Not long after the group starts the last 25 km, which might be the most challenging part of the whole race, there are continuously steep ramps with gradients of 20+%. Luckily, most of it is on concrete, not gravel.
As we climb the first kicker, I realize I am about to lose my power. I want to stop and walk, but I manage to keep pedaling. I am losing the group. From now on, it doesn’t matter; it’s one man for himself. Drafting doesn’t help much here.
I get another bottle from Bjørn, the father of Simen. He and Sindre, the father of Vebjørn, gave me fantastic support with the feed zones. And the sports drinks are needed in the heat. But there is a problem; in the feed zone chaos, I did not receive my own bottles of Ryno Power. Can I still stay energized all the way?
I take a big zip from the bottle before crossing a river and soon start long and steep climbs. A few riders are passing me, but I don’t care. I want to make it to the finish.
– Brroooom. What is that? There have been a lot of fans along the course and especially in the hills. They have been incredible, making noice and cheering at us riders. But this one is a little too much. I don’t know if it’s a chainsaw or a leaf blower, but it’s really loud.
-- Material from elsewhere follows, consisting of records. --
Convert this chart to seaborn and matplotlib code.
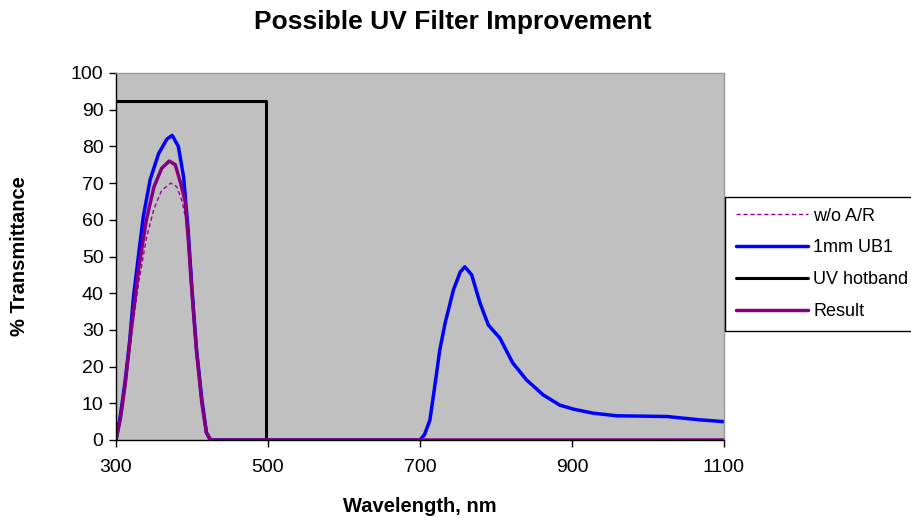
import matplotlib
matplotlib.use("Agg")
import matplotlib.pyplot as plt
import seaborn as sns

# ---- data ----
ub1_nm = [300, 306, 312, 318, 323, 330, 336, 345, 356, 367, 374, 382, 389, 395, 400, 406, 413, 419, 424,
          700, 706, 713, 720, 726, 733, 744, 753, 759, 768, 779, 790, 805, 822, 840, 862, 884, 902, 928,
          959, 1025, 1068, 1100]
ub1_t = [0, 7, 16, 27, 39, 51, 61, 71, 78, 82, 83, 80, 71.6, 57, 41, 24.5, 11, 2, 0,
         0, 1.5, 5.4, 15.5, 24.5, 31.8, 40.9, 45.8, 47.2, 45, 37.3, 31.3, 27.8, 21, 16.4, 12.3, 9.5, 8.4, 7.3,
         6.6, 6.4, 5.5, 5]

result_nm = [300, 306, 312, 320, 330, 340, 350, 360, 370, 378, 385, 391, 395, 400, 406, 413, 419, 425, 1100]
result_t = [0, 6, 15, 30, 47, 60, 69, 74, 76, 75, 70, 65, 55, 40, 24, 10, 2, 0, 0]

woar_nm = [300, 306, 312, 320, 330, 340, 350, 360, 372, 380, 387, 392, 396, 400, 406, 413, 419, 425, 1100]
woar_t = [0, 6, 14, 28, 43, 55, 63, 68, 70, 69, 65, 60, 53, 40, 24, 10, 2, 0, 0]

hot_nm = [300, 498, 498, 1100]
hot_t = [92.5, 92.5, 0, 0]

x_ticks = [300, 500, 700, 900, 1100]
y_ticks = list(range(0, 101, 10))

sns.set_theme(style="white")
plt.rcParams['font.family'] = ['Liberation Sans', 'DejaVu Sans']
plt.rcParams['text.color'] = 'black'
plt.rcParams['axes.labelcolor'] = 'black'
plt.rcParams['xtick.color'] = 'black'
plt.rcParams['ytick.color'] = 'black'

fig = plt.figure(figsize=(9.12, 5.18), dpi=100)
ax = fig.add_axes([116/912, 78/518, 608/912, 367/518])
ax.set_facecolor("#C0C0C0")

sns.lineplot(x=woar_nm, y=woar_t, ax=ax, color="#990099", lw=1.0, linestyle=(0, (3, 2)),
             estimator=None, sort=False, label="w/o A/R")
sns.lineplot(x=ub1_nm, y=ub1_t, ax=ax, color="#0000FF", lw=2.5,
             estimator=None, sort=False, label="1mm UB1")
sns.lineplot(x=hot_nm, y=hot_t, ax=ax, color="#000000", lw=2.2,
             estimator=None, sort=False, label="UV hotband")
sns.lineplot(x=result_nm, y=result_t, ax=ax, color="#800080", lw=2.5,
             estimator=None, sort=False, label="Result")

ax.set_xlim(300, 1100)
ax.set_ylim(0, 100)
ax.set_xticks(x_ticks)
ax.set_yticks(y_ticks)
ax.tick_params(axis="both", direction="out", length=5, width=1, color="black",
               labelsize=14, left=True, bottom=True, labelcolor="black")
ax.tick_params(axis="y", pad=4)
ax.tick_params(axis="x", pad=9)
for s in ["left", "bottom"]:
    ax.spines[s].set_color("#000000")
    ax.spines[s].set_linewidth(1)
for s in ["top", "right"]:
    ax.spines[s].set_color("#999999")
    ax.spines[s].set_linewidth(1)

ax.set_xlabel("Wavelength, nm", fontsize=14.5, fontweight="bold", labelpad=15)
ax.set_ylabel("% Transmittance", fontsize=14.5, fontweight="bold", labelpad=30)
fig.text(453/912, 1 - 22/518, "Possible UV Filter Improvement", ha="center", va="center",
         fontsize=19, fontweight="bold")

leg = ax.legend(loc="center left", bbox_to_anchor=(1.0015, 0.48), frameon=True, fancybox=False,
                framealpha=1, edgecolor="black", fontsize=13, handlelength=4.0,
                handletextpad=0.3, borderpad=0.6, labelspacing=0.82, borderaxespad=0)
leg.get_frame().set_linewidth(1)

fig.savefig("out.png", dpi=100)
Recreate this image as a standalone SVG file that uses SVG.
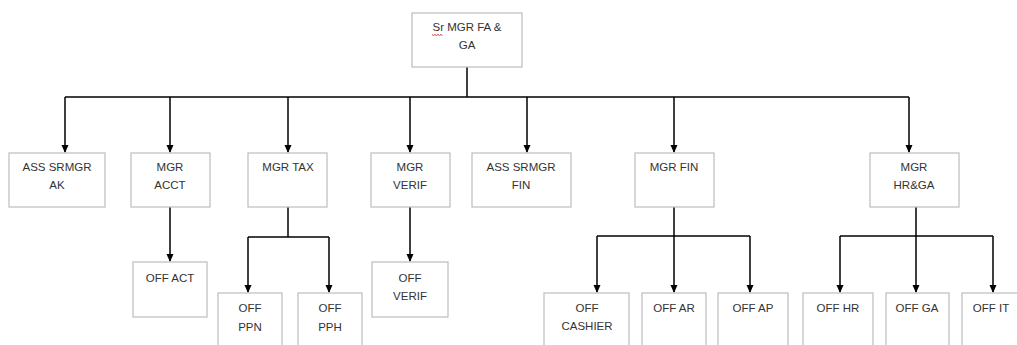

And the guy next to him has a boat horn. I have a headache, and honestly, peace would feel better now, but I have to appreciate the enthusiasm.
The next 15 km are up and down. Pietr Havik is passing me. He had a crash, but is making it to the finish. This is a survivor race. The UCI finally managed to make a course that capture the gravel racing. Challenging, hard, variation mostly gravel. Where the riders not only need to pedal fast but also be able to handle the bike and their equipment.
I make a right turn and a beautiful gravel road is twisting up along a river. I know what’s coming, and it’s not pretty. It’s going to be hard.
I’m on the last stretch before the finish. I am going to make it. The pain is over. I want to say the fun is also over, but honestly, the last hill was not something I’d recommend. Torture. Not something I want to even for my worst enemy. Oh well, the fans made it special. Hundreds of people cheering up the climb. I appreciated everyone running alongside me and giving me a friendly push in the steepest sections.
I’m wasted, but not many meters left. An epic ride is coming to an end. The World Championship in Gravel. Gravel racing is definitely here to stay. I’m crossing the line. 72nd and the best-placed Norwegian.
I am relieved. Starting from place 130 in a strong field wasn’t ideal, but I can be more happy with the final place. Okay, 72nd might not be something most people will remember, but from laying in bed a week back, with anything but perfect preparation, made me nervous. Seeing many strong names behind me or just in front of me boosts my self-esteem. I know I have more in store on a better day.
Having a perfect run when it comes to equipment is also something I’m pleased about. My tire choice, running Challenge Getaway XP 40mm, was definitely a good one. The Felt Breed Carbon bike, as always, felt good, and the newly mounted chain catcher worked as a charm – no chain drops. Thanks, Bjørn, for setting up my bike.
Thanks to my fellow Norwegian riders and their parents for the feeding.
I’ll build on this, saving the whole experience in the back of my head, and make sure I am taking another step next year. Now, you find me at the nearest pizzeria.